The only English and computer training center for women and girls in Kunduz City had to expand the number of classes to accommodate growing local demand.
Kunduz is a relatively large city located in northern Afghanistan. Several English and computer training centers exist within the region, but in most families women are not allowed to attend classes with men. These constraints restrict female access to the training facilities.
With support from USAID, the Kunduz Women’s Supportive Union decided to establish the first English and computer training center in Kunduz City exclusively for women and girls. USAID funded the purchase of eight desktop computers and furniture as well as fees for trainers.
The organization planned to train 20 women and girls, but the number of participants has grown to 55, based on local demand. The classes were organized in three shifts to accommodate all participants.

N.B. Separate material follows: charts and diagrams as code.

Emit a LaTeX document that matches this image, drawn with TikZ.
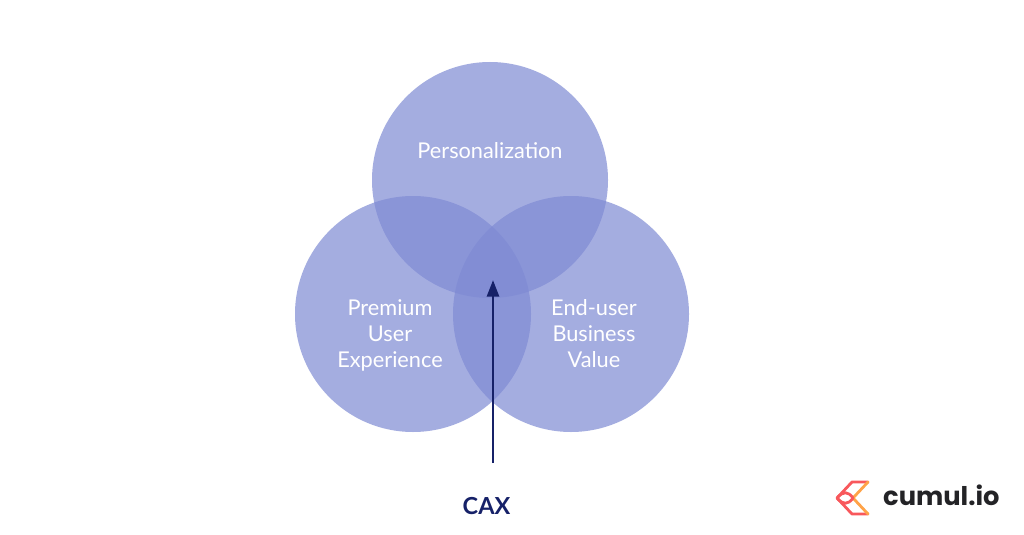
\documentclass[tikz,border=0pt]{standalone}
\usepackage{fontspec}
\setmainfont{Lato}
\newfontfamily\logofont{Poppins}
\usetikzlibrary{arrows.meta,positioning}
\definecolor{cvenn}{RGB}{126,138,211}
\definecolor{cnavy}{RGB}{22,33,104}
\definecolor{clogored}{RGB}{248,88,92}
\definecolor{clogoorg}{RGB}{255,163,72}
\definecolor{clogotxt}{RGB}{35,35,38}
\tikzset{
  venn/.style={circle, fill=cvenn, fill opacity=0.7, minimum size=177pt, inner sep=0pt},
  vlab/.style={text=white, align=center, font=\fontsize{16.3}{19.5}\selectfont},
  caxarr/.style={-{Triangle[length=12.5pt,width=9pt]}, cnavy, line width=2.1pt},
  caxlab/.style={text=cnavy, font=\fontsize{17.6}{20}\selectfont\bfseries},
  lgr/.style={clogored, line width=2.1pt, line join=round, line cap=round},
  lgo/.style={clogoorg, line width=2.1pt, line join=round, line cap=round},
  logolab/.style={text=clogotxt, font=\fontsize{19.3}{24}\logofont\selectfont\bfseries},
}
\begin{document}
\begin{tikzpicture}[x=0.75pt, y=-0.75pt]
  \useasboundingbox (0,0) rectangle (1024,535);
  % circles
  \node[venn] (top) at (490,180) {};
  \node[venn] (lft) at (413,314) {};
  \node[venn] (rgt) at (571,314) {};
  % labels
  \node[vlab] (pers) at (490,151) {Personalization};
  \node[vlab] (prem) at (390,335.5) {Premium\\User\\Experience};
  \node[vlab] (endu) at (594,334) {End-user\\Business\\Value};
  % arrow
  \coordinate (cfrom) at (493,463);
  \coordinate (cto) at (493,280);
  \draw[caxarr] (cfrom) -- (cto);
  \node[caxlab] (cax) at (486.5,506) {CAX};
  % logo
  \draw[lgr] (868,482) -- (852,482) -- (837,498) -- (852,514) -- (868,514);
  \draw[lgo] (868,482) -- (853,498) -- (868,514);
  \draw[lgr] (837,498) .. controls (843,491) and (848,491) .. (853,498) .. controls (848,505) and (843,505) .. (837,498);
  \node[logolab, anchor=west] (logo) at (878.5,495.5) {cumul.io};
\end{tikzpicture}
\end{document}
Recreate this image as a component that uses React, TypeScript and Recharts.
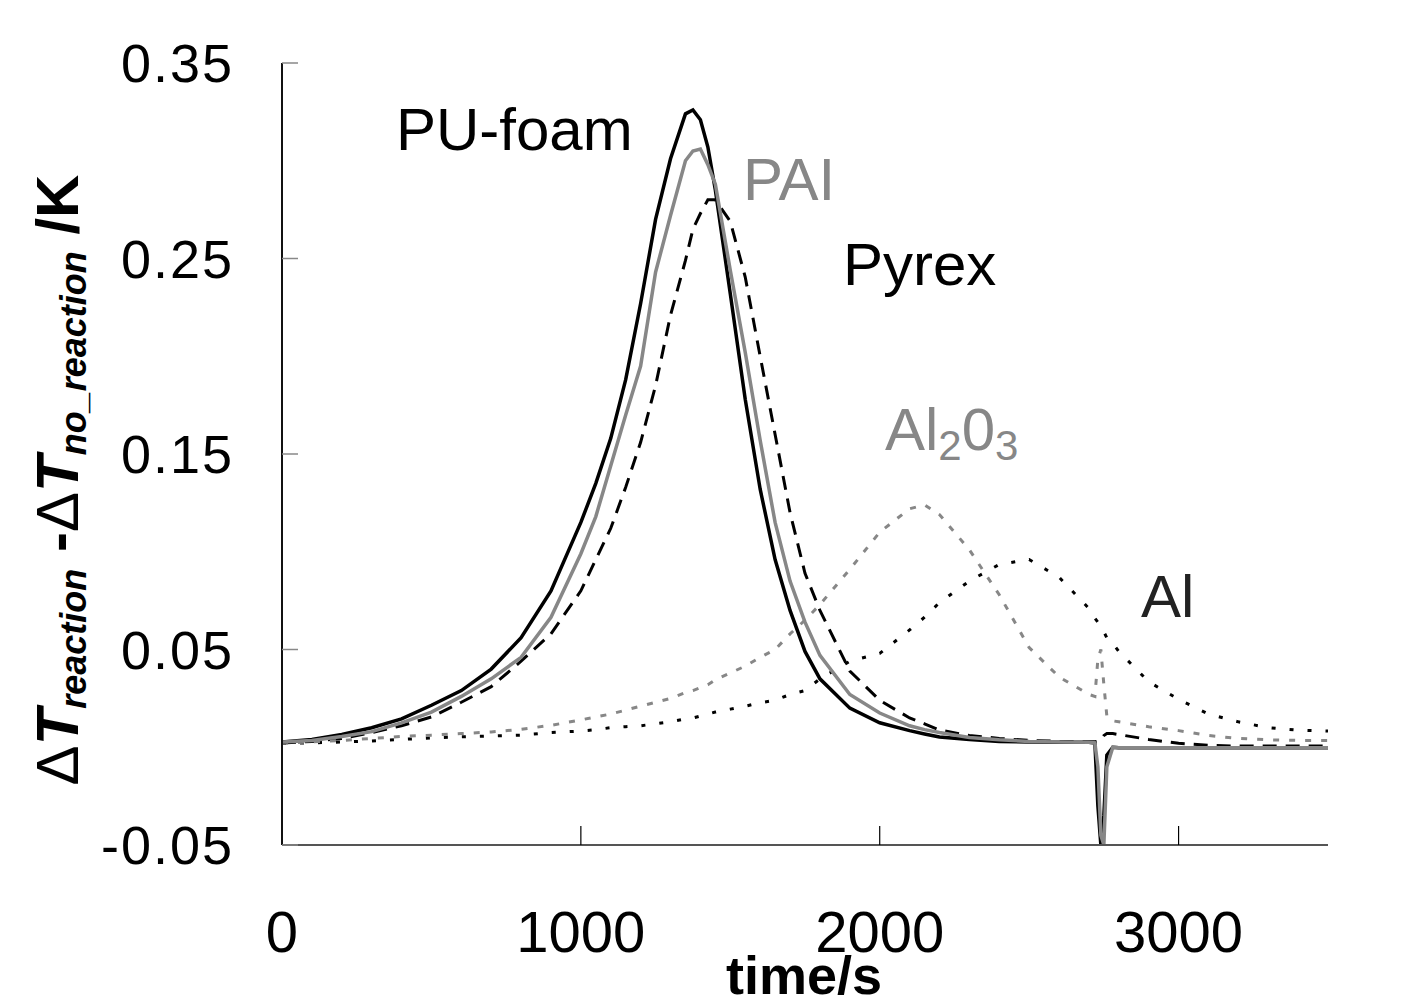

"We may have to add another shift as the number of students grows every day," says Samia, the director of the Kunduz Women’s Supportive Union. Samia, who is in her early 20s, has worked with an international organization in the past. "There is a shortage of qualified women in non-governmental organizations and governmental institutions," she said. "English and computer skills can help women in their career prospects."
The Kunduz Women’s Supportive Union will introduce a small participant fee to cover the training center’s running costs after the completion of the USAID grant. The union has developed its organizational capacity with USAID support, and intends to implement similar activities in other parts of Kunduz Province.